We’ve been in business for 33 years. Our retention is better than ever. Our recruiting is better than ever. There’s no question that an absolute foundation of those two stats changing are the online leads and how we’re handling that and how we’re feeding our agents every single day with those leads and how that’s working really as a pump primer, as I mentioned before, for them. So, recruiting and retention is better than ever.

 

What are four things you should always make sure you or your team does in order to convert those leads to sales?

 

The most important four things are number one, follow-up. Number two, follow-up. Number three, follow-up. And number four, be nice.

Literally, there’s almost nothing that beats follow-up. … just nothing. That is the absolute critical, critical key to doing a good job and during that process, if you’re nice, if you’re kind, if you’re accommodating, if you go out of your way to be friendly with the customer and to talk to the customer as if you know them.

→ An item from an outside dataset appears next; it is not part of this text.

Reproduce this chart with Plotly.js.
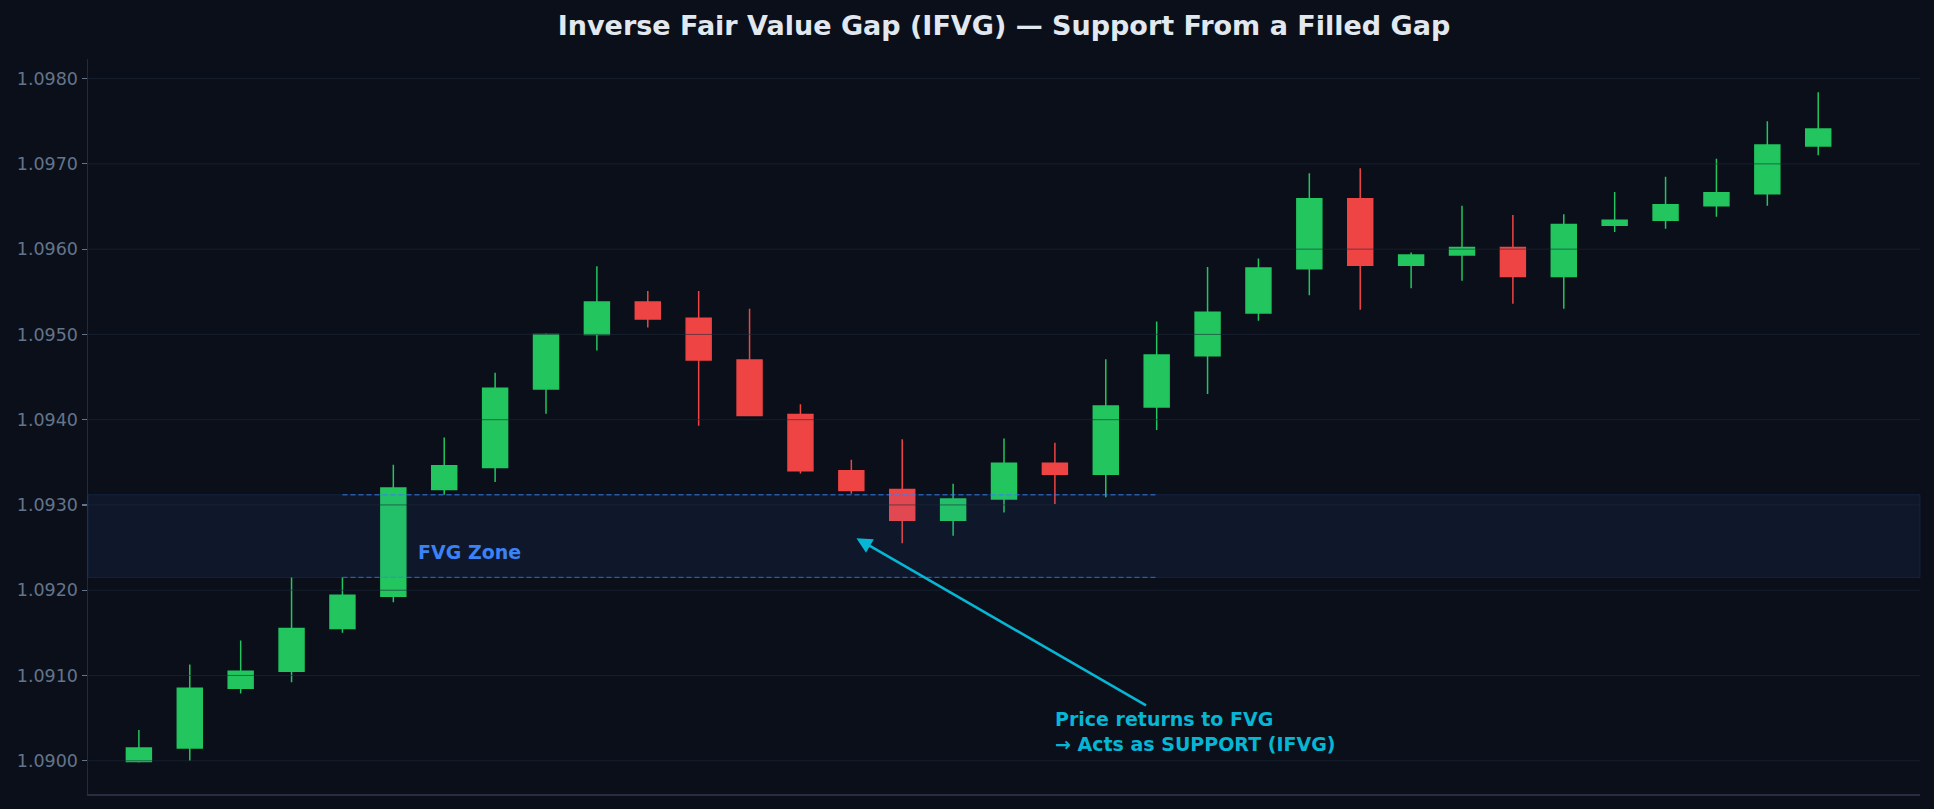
<!DOCTYPE html>
<html>
<head>
<meta charset="utf-8">
<script src="https://cdn.plot.ly/plotly-3.0.1.min.js"></script>
<style>
  html, body { margin: 0; padding: 0; background: #0b0f19; }
  #chart { width: 1934px; height: 809px; }
</style>
</head>
<body>
<div id="chart"></div>
<script>
// candle data (index 0..33)
var bars = [];
for (var i = 0; i < 34; i++) bars.push(i);

var opens = [1.08999, 1.09015, 1.09085, 1.09105, 1.09155, 1.09193, 1.09318, 1.09344, 1.09436, 1.09500,
             1.09538, 1.09519, 1.09470, 1.09406, 1.09340, 1.09318, 1.09282, 1.09307, 1.09349, 1.09336,
             1.09415, 1.09475, 1.09525, 1.09577, 1.09659, 1.09581, 1.09593, 1.09602, 1.09568, 1.09628,
             1.09634, 1.09651, 1.09665, 1.09721];
var highs = [1.09036, 1.09113, 1.09141, 1.09215, 1.09215, 1.09347, 1.09379, 1.09455, 1.09501, 1.09580,
             1.09551, 1.09551, 1.09530, 1.09418, 1.09353, 1.09377, 1.09325, 1.09378, 1.09373, 1.09471,
             1.09515, 1.09579, 1.09589, 1.09689, 1.09695, 1.09596, 1.09651, 1.09640, 1.09641, 1.09667,
             1.09685, 1.09706, 1.09750, 1.09784];
var lows = [1.08998, 1.09000, 1.09079, 1.09092, 1.09150, 1.09186, 1.09312, 1.09327, 1.09407, 1.09481,
            1.09508, 1.09393, 1.09404, 1.09337, 1.09313, 1.09255, 1.09264, 1.09291, 1.09301, 1.09309,
            1.09388, 1.09430, 1.09516, 1.09546, 1.09529, 1.09554, 1.09563, 1.09536, 1.09530, 1.09620,
            1.09624, 1.09638, 1.09651, 1.09710];
var closes = [1.09015, 1.09085, 1.09105, 1.09155, 1.09194, 1.09320, 1.09346, 1.09437, 1.09500, 1.09538,
              1.09518, 1.09470, 1.09405, 1.09340, 1.09317, 1.09282, 1.09307, 1.09349, 1.09336, 1.09416,
              1.09476, 1.09526, 1.09578, 1.09659, 1.09581, 1.09593, 1.09602, 1.09568, 1.09629, 1.09634,
              1.09652, 1.09666, 1.09722, 1.09741];

// fvg zone: high of bar 4 to low of bar 6, marked until bar 20
var fvgBottom = 1.09215;
var fvgTop = 1.09312;
var fvgStart = 4;
var fvgEnd = 20;

// annotation anchors
var arrowTip = [14.1, 1.09261];
var arrowTail = [19.82, 1.09064];
var noteAt = [17.97, 1.09034];
var zoneLabelAt = [5.45, 1.09245];

var yTicks = [1.0900, 1.0910, 1.0920, 1.0930, 1.0940, 1.0950, 1.0960, 1.0970, 1.0980];

var green = '#22c55e';
var red = '#ef4444';
var blue = '#3b82f6';
var cyan = '#06b6d4';
var font = 'DejaVu Sans, sans-serif';

var candles = {
  type: 'candlestick',
  x: bars,
  open: opens,
  high: highs,
  low: lows,
  close: closes,
  increasing: {line: {color: green, width: 1.5}, fillcolor: green},
  decreasing: {line: {color: red, width: 1.5}, fillcolor: red},
  whiskerwidth: 0,
  hoverinfo: 'skip',
  showlegend: false
};

var shapes = [
  // zone band, drawn over the candles like the original
  {type: 'rect', xref: 'paper', yref: 'y', x0: 0, x1: 1, y0: fvgBottom, y1: fvgTop,
   fillcolor: 'rgba(59,130,246,0.08)', line: {color: 'rgba(59,130,246,0.15)', width: 1}, layer: 'above'},
  {type: 'line', xref: 'x', yref: 'y', x0: fvgStart, x1: fvgEnd, y0: fvgTop, y1: fvgTop,
   line: {color: 'rgba(59,130,246,0.6)', width: 1.4, dash: '5px,3px'}, layer: 'above'},
  {type: 'line', xref: 'x', yref: 'y', x0: fvgStart, x1: fvgEnd, y0: fvgBottom, y1: fvgBottom,
   line: {color: 'rgba(59,130,246,0.6)', width: 1.4, dash: '5px,3px'}, layer: 'above'}
];

// grid goes on top of the bodies
yTicks.forEach(function(v) {
  shapes.push({type: 'line', xref: 'paper', yref: 'y', x0: 0, x1: 1, y0: v, y1: v,
               line: {color: 'rgba(30,41,59,0.6)', width: 1}, layer: 'above'});
});

var layout = {
  width: 1934,
  height: 809,
  paper_bgcolor: '#0b0f19',
  plot_bgcolor: '#0b0f19',
  margin: {l: 88, r: 14, t: 59, b: 15},
  font: {family: font, color: '#64748b'},
  title: {
    text: '<b>Inverse Fair Value Gap (IFVG) — Support From a Filled Gap</b>',
    font: {family: font, size: 27, color: '#e2e8f0'},
    xref: 'paper', x: 0.5, xanchor: 'center',
    yref: 'container', y: 0.969, yanchor: 'middle'
  },
  xaxis: {
    range: [-1, 35],
    rangeslider: {visible: false},
    showticklabels: false,
    ticks: '',
    showgrid: false,
    zeroline: false,
    showline: true,
    linecolor: '#262e40',
    linewidth: 1.5
  },
  yaxis: {
    range: [1.08961, 1.09823],
    tickvals: yTicks,
    tickformat: '.4f',
    tickfont: {family: font, size: 17.5, color: '#64748b'},
    ticks: 'outside',
    ticklen: 5,
    tickwidth: 1.2,
    tickcolor: '#64748b',
    showgrid: false,
    zeroline: false,
    showline: true,
    linecolor: '#222b3d',
    linewidth: 1.5
  },
  shapes: shapes,
  annotations: [
    {x: zoneLabelAt[0], y: zoneLabelAt[1], xref: 'x', yref: 'y', xanchor: 'left', yanchor: 'middle',
     text: '<b>FVG Zone</b>', showarrow: false, font: {family: font, size: 19, color: blue}},
    {x: arrowTip[0], y: arrowTip[1], ax: arrowTail[0], ay: arrowTail[1], xref: 'x', yref: 'y',
     axref: 'x', ayref: 'y', text: '', showarrow: true, arrowhead: 2, arrowsize: 1.2,
     arrowwidth: 2.6, arrowcolor: cyan, standoff: 0},
    {x: noteAt[0], y: noteAt[1], xref: 'x', yref: 'y', xanchor: 'left', yanchor: 'middle', align: 'left',
     text: '<b>Price returns to FVG<br>→ Acts as SUPPORT (IFVG)</b>', showarrow: false,
     font: {family: font, size: 19, color: cyan}}
  ],
  hovermode: false,
  showlegend: false
};

Plotly.newPlot('chart', [candles], layout, {displayModeBar: false, staticPlot: true});
</script>
</body>
</html>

If they’re speaking fast, speak a little faster. If they’re speaking slow, speak a little slower, but just be kind, and nice, and assume the best about that person.  I hate it when I hear somebody say that they were a bad lead. There are no bad leads. There are no bad people. Everybody, if they cannot qualify, even if they’re not ready to buy, they have a sister or a mother or a cousin or a nephew or a friend that is ready to buy. If you build a rapport, build a relationship, and take care of them, they’re going to send people to you.